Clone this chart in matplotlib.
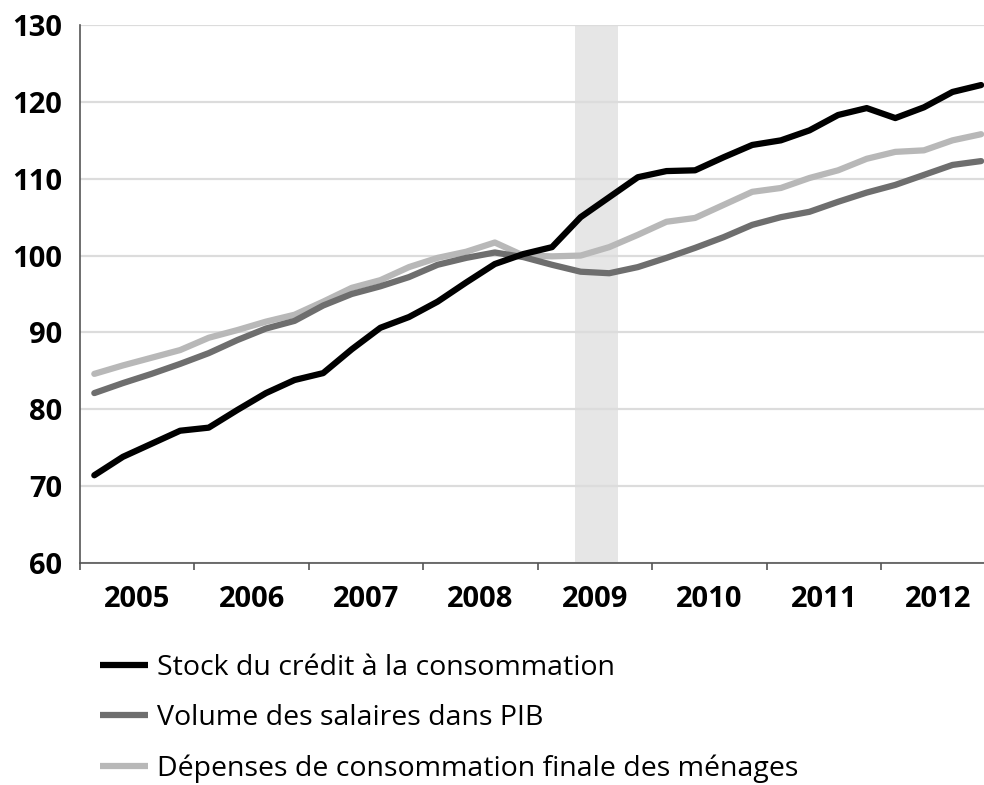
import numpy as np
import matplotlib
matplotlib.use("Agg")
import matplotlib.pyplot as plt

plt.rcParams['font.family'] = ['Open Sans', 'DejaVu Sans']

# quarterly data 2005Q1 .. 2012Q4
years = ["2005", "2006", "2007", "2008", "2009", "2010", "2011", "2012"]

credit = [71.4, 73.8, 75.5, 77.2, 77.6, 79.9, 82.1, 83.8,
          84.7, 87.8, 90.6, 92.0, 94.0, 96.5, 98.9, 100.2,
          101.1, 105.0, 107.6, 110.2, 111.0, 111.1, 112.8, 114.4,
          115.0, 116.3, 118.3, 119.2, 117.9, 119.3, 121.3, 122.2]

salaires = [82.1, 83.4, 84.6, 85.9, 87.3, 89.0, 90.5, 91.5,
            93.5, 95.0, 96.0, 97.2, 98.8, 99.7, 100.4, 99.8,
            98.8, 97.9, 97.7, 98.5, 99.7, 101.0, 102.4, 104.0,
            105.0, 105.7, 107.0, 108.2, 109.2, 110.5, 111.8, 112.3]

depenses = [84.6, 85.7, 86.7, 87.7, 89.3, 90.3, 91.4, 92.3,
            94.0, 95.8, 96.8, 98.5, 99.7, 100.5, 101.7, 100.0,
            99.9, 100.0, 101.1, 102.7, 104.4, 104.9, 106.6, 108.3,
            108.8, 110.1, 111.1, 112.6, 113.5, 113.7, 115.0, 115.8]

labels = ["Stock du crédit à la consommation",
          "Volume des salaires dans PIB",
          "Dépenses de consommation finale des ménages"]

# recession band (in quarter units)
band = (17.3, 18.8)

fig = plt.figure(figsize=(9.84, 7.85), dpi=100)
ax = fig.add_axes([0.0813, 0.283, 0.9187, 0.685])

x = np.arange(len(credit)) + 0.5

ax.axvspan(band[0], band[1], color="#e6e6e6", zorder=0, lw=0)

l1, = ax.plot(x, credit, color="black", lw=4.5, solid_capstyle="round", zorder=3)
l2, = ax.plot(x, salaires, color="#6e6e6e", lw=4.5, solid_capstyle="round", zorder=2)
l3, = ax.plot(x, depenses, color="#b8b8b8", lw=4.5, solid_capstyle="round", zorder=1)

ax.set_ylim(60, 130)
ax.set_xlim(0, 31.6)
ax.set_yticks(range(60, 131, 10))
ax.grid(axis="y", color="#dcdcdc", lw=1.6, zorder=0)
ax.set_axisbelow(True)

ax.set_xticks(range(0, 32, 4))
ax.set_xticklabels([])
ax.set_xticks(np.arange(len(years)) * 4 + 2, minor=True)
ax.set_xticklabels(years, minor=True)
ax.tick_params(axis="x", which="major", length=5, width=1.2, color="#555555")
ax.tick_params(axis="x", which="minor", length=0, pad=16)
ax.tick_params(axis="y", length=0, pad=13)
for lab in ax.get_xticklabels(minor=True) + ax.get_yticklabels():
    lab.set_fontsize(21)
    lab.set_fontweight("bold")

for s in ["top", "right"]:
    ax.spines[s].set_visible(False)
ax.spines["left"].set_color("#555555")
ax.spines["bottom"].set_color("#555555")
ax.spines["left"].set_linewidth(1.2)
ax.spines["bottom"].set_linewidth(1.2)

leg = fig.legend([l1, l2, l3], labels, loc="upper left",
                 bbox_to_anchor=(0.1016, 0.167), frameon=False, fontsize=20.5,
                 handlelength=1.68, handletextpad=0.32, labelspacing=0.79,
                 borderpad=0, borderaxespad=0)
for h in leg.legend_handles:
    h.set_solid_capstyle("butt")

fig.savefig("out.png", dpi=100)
--- --- ---
→ AIM
Leave the pictures out, and print every line of the listing exactly as written.

→ THE RESPONSE
Clone this chart in matplotlib.
import numpy as np
import matplotlib
matplotlib.use("Agg")
import matplotlib.pyplot as plt

plt.rcParams['font.family'] = ['Open Sans', 'DejaVu Sans']

# quarterly data 2005Q1 .. 2012Q4
years = ["2005", "2006", "2007", "2008", "2009", "2010", "2011", "2012"]

credit = [71.4, 73.8, 75.5, 77.2, 77.6, 79.9, 82.1, 83.8,
          84.7, 87.8, 90.6, 92.0, 94.0, 96.5, 98.9, 100.2,
          101.1, 105.0, 107.6, 110.2, 111.0, 111.1, 112.8, 114.4,
          115.0, 116.3, 118.3, 119.2, 117.9, 119.3, 121.3, 122.2]

salaires = [82.1, 83.4, 84.6, 85.9, 87.3, 89.0, 90.5, 91.5,
            93.5, 95.0, 96.0, 97.2, 98.8, 99.7, 100.4, 99.8,
            98.8, 97.9, 97.7, 98.5, 99.7, 101.0, 102.4, 104.0,
            105.0, 105.7, 107.0, 108.2, 109.2, 110.5, 111.8, 112.3]

depenses = [84.6, 85.7, 86.7, 87.7, 89.3, 90.3, 91.4, 92.3,
            94.0, 95.8, 96.8, 98.5, 99.7, 100.5, 101.7, 100.0,
            99.9, 100.0, 101.1, 102.7, 104.4, 104.9, 106.6, 108.3,
            108.8, 110.1, 111.1, 112.6, 113.5, 113.7, 115.0, 115.8]

labels = ["Stock du crédit à la consommation",
          "Volume des salaires dans PIB",
          "Dépenses de consommation finale des ménages"]

# recession band (in quarter units)
band = (17.3, 18.8)

fig = plt.figure(figsize=(9.84, 7.85), dpi=100)
ax = fig.add_axes([0.0813, 0.283, 0.9187, 0.685])

x = np.arange(len(credit)) + 0.5

ax.axvspan(band[0], band[1], color="#e6e6e6", zorder=0, lw=0)

l1, = ax.plot(x, credit, color="black", lw=4.5, solid_capstyle="round", zorder=3)
l2, = ax.plot(x, salaires, color="#6e6e6e", lw=4.5, solid_capstyle="round", zorder=2)
l3, = ax.plot(x, depenses, color="#b8b8b8", lw=4.5, solid_capstyle="round", zorder=1)

ax.set_ylim(60, 130)
ax.set_xlim(0, 31.6)
ax.set_yticks(range(60, 131, 10))
ax.grid(axis="y", color="#dcdcdc", lw=1.6, zorder=0)
ax.set_axisbelow(True)

ax.set_xticks(range(0, 32, 4))
ax.set_xticklabels([])
ax.set_xticks(np.arange(len(years)) * 4 + 2, minor=True)
ax.set_xticklabels(years, minor=True)
ax.tick_params(axis="x", which="major", length=5, width=1.2, color="#555555")
ax.tick_params(axis="x", which="minor", length=0, pad=16)
ax.tick_params(axis="y", length=0, pad=13)
for lab in ax.get_xticklabels(minor=True) + ax.get_yticklabels():
    lab.set_fontsize(21)
    lab.set_fontweight("bold")

for s in ["top", "right"]:
    ax.spines[s].set_visible(False)
ax.spines["left"].set_color("#555555")
ax.spines["bottom"].set_color("#555555")
ax.spines["left"].set_linewidth(1.2)
ax.spines["bottom"].set_linewidth(1.2)

leg = fig.legend([l1, l2, l3], labels, loc="upper left",
                 bbox_to_anchor=(0.1016, 0.167), frameon=False, fontsize=20.5,
                 handlelength=1.68, handletextpad=0.32, labelspacing=0.79,
                 borderpad=0, borderaxespad=0)
for h in leg.legend_handles:
    h.set_solid_capstyle("butt")

fig.savefig("out.png", dpi=100)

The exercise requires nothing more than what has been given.